*WORK TO DO*
Set down the material below word for word, excluding the pictures.

--- Start of DATA SEGMENT ---

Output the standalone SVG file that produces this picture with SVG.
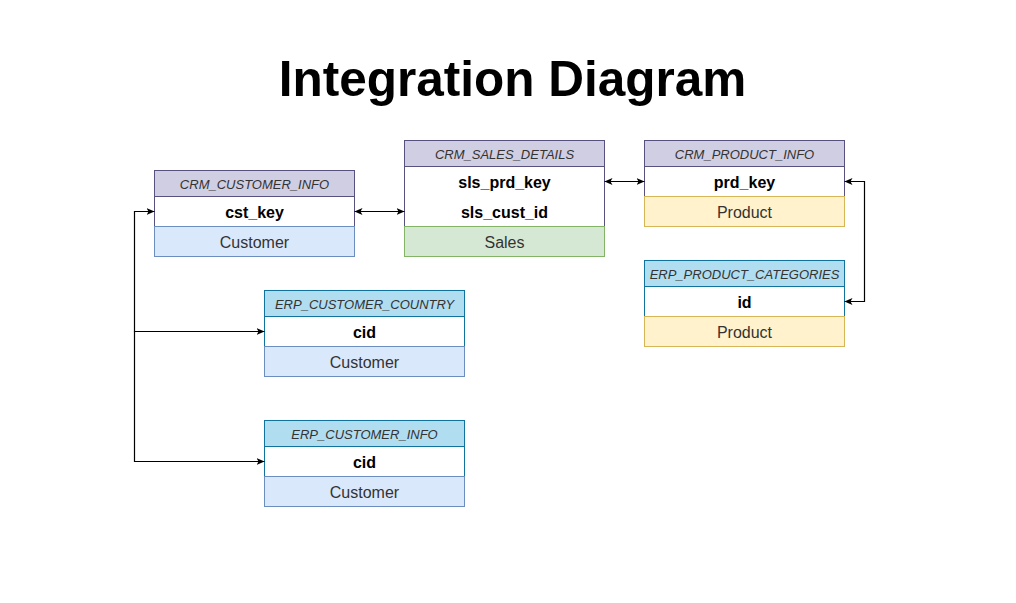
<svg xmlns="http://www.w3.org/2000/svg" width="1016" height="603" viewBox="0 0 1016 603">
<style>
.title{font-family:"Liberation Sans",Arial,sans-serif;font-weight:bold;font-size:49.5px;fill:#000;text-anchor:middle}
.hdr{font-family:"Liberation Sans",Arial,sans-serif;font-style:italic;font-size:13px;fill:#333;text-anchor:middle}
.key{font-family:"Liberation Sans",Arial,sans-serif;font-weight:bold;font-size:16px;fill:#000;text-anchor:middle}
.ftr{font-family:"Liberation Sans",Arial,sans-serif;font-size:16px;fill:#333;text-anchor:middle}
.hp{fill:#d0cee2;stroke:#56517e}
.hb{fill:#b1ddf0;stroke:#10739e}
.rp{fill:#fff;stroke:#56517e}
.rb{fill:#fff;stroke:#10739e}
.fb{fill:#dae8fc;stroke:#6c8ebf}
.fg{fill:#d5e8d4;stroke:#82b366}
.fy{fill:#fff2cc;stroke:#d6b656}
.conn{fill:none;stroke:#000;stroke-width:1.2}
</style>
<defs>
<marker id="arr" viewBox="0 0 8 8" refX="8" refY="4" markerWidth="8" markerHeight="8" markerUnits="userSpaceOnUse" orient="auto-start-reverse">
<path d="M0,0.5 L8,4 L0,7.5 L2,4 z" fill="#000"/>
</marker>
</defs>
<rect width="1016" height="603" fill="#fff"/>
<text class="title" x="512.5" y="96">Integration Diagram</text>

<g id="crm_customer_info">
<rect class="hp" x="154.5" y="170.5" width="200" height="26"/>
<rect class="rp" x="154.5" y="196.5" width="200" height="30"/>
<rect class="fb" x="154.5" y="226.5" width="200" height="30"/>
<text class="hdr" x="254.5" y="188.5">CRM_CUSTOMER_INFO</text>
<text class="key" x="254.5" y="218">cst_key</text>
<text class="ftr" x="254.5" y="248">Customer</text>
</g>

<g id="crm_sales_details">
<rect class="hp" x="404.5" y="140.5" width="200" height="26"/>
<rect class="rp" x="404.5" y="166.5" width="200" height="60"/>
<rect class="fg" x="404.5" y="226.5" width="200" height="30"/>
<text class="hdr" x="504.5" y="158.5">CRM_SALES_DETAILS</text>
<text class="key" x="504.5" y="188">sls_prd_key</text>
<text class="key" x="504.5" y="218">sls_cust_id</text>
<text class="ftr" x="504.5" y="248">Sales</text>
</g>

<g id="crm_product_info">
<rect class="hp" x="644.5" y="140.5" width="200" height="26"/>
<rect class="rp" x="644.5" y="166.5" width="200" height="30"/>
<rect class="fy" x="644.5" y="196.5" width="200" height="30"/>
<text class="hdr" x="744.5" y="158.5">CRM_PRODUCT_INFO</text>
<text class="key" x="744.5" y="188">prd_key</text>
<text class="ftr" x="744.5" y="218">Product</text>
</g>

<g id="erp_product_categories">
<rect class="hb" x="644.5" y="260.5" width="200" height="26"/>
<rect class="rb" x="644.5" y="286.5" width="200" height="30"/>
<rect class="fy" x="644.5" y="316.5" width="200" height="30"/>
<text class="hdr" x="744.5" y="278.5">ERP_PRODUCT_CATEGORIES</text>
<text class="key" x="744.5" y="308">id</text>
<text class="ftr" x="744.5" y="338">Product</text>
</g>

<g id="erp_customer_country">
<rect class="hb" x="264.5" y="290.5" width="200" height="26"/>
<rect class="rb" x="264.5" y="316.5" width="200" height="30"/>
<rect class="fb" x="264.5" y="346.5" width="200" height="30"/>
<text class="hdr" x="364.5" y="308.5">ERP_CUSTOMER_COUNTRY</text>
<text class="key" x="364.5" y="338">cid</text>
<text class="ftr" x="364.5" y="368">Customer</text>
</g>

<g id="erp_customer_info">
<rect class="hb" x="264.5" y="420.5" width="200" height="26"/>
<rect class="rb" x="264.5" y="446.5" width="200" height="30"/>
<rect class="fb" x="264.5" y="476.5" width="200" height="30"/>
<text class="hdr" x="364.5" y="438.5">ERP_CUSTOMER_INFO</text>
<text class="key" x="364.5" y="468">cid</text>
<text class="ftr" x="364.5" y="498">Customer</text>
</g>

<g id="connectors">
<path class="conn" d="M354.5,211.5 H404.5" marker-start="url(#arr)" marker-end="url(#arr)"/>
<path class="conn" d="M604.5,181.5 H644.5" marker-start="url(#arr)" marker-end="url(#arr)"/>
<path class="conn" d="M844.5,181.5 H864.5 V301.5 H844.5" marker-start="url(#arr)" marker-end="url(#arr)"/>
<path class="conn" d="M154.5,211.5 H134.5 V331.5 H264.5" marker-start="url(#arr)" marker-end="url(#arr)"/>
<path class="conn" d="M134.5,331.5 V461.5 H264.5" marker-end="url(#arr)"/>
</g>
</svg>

--- End of DATA SEGMENT ---

*TASK SOLUTION*
Output the standalone SVG file that produces this picture with SVG.
<svg xmlns="http://www.w3.org/2000/svg" width="1016" height="603" viewBox="0 0 1016 603">
<style>
.title{font-family:"Liberation Sans",Arial,sans-serif;font-weight:bold;font-size:49.5px;fill:#000;text-anchor:middle}
.hdr{font-family:"Liberation Sans",Arial,sans-serif;font-style:italic;font-size:13px;fill:#333;text-anchor:middle}
.key{font-family:"Liberation Sans",Arial,sans-serif;font-weight:bold;font-size:16px;fill:#000;text-anchor:middle}
.ftr{font-family:"Liberation Sans",Arial,sans-serif;font-size:16px;fill:#333;text-anchor:middle}
.hp{fill:#d0cee2;stroke:#56517e}
.hb{fill:#b1ddf0;stroke:#10739e}
.rp{fill:#fff;stroke:#56517e}
.rb{fill:#fff;stroke:#10739e}
.fb{fill:#dae8fc;stroke:#6c8ebf}
.fg{fill:#d5e8d4;stroke:#82b366}
.fy{fill:#fff2cc;stroke:#d6b656}
.conn{fill:none;stroke:#000;stroke-width:1.2}
</style>
<defs>
<marker id="arr" viewBox="0 0 8 8" refX="8" refY="4" markerWidth="8" markerHeight="8" markerUnits="userSpaceOnUse" orient="auto-start-reverse">
<path d="M0,0.5 L8,4 L0,7.5 L2,4 z" fill="#000"/>
</marker>
</defs>
<rect width="1016" height="603" fill="#fff"/>
<text class="title" x="512.5" y="96">Integration Diagram</text>

<g id="crm_customer_info">
<rect class="hp" x="154.5" y="170.5" width="200" height="26"/>
<rect class="rp" x="154.5" y="196.5" width="200" height="30"/>
<rect class="fb" x="154.5" y="226.5" width="200" height="30"/>
<text class="hdr" x="254.5" y="188.5">CRM_CUSTOMER_INFO</text>
<text class="key" x="254.5" y="218">cst_key</text>
<text class="ftr" x="254.5" y="248">Customer</text>
</g>

<g id="crm_sales_details">
<rect class="hp" x="404.5" y="140.5" width="200" height="26"/>
<rect class="rp" x="404.5" y="166.5" width="200" height="60"/>
<rect class="fg" x="404.5" y="226.5" width="200" height="30"/>
<text class="hdr" x="504.5" y="158.5">CRM_SALES_DETAILS</text>
<text class="key" x="504.5" y="188">sls_prd_key</text>
<text class="key" x="504.5" y="218">sls_cust_id</text>
<text class="ftr" x="504.5" y="248">Sales</text>
</g>

<g id="crm_product_info">
<rect class="hp" x="644.5" y="140.5" width="200" height="26"/>
<rect class="rp" x="644.5" y="166.5" width="200" height="30"/>
<rect class="fy" x="644.5" y="196.5" width="200" height="30"/>
<text class="hdr" x="744.5" y="158.5">CRM_PRODUCT_INFO</text>
<text class="key" x="744.5" y="188">prd_key</text>
<text class="ftr" x="744.5" y="218">Product</text>
</g>

<g id="erp_product_categories">
<rect class="hb" x="644.5" y="260.5" width="200" height="26"/>
<rect class="rb" x="644.5" y="286.5" width="200" height="30"/>
<rect class="fy" x="644.5" y="316.5" width="200" height="30"/>
<text class="hdr" x="744.5" y="278.5">ERP_PRODUCT_CATEGORIES</text>
<text class="key" x="744.5" y="308">id</text>
<text class="ftr" x="744.5" y="338">Product</text>
</g>

<g id="erp_customer_country">
<rect class="hb" x="264.5" y="290.5" width="200" height="26"/>
<rect class="rb" x="264.5" y="316.5" width="200" height="30"/>
<rect class="fb" x="264.5" y="346.5" width="200" height="30"/>
<text class="hdr" x="364.5" y="308.5">ERP_CUSTOMER_COUNTRY</text>
<text class="key" x="364.5" y="338">cid</text>
<text class="ftr" x="364.5" y="368">Customer</text>
</g>

<g id="erp_customer_info">
<rect class="hb" x="264.5" y="420.5" width="200" height="26"/>
<rect class="rb" x="264.5" y="446.5" width="200" height="30"/>
<rect class="fb" x="264.5" y="476.5" width="200" height="30"/>
<text class="hdr" x="364.5" y="438.5">ERP_CUSTOMER_INFO</text>
<text class="key" x="364.5" y="468">cid</text>
<text class="ftr" x="364.5" y="498">Customer</text>
</g>

<g id="connectors">
<path class="conn" d="M354.5,211.5 H404.5" marker-start="url(#arr)" marker-end="url(#arr)"/>
<path class="conn" d="M604.5,181.5 H644.5" marker-start="url(#arr)" marker-end="url(#arr)"/>
<path class="conn" d="M844.5,181.5 H864.5 V301.5 H844.5" marker-start="url(#arr)" marker-end="url(#arr)"/>
<path class="conn" d="M154.5,211.5 H134.5 V331.5 H264.5" marker-start="url(#arr)" marker-end="url(#arr)"/>
<path class="conn" d="M134.5,331.5 V461.5 H264.5" marker-end="url(#arr)"/>
</g>
</svg>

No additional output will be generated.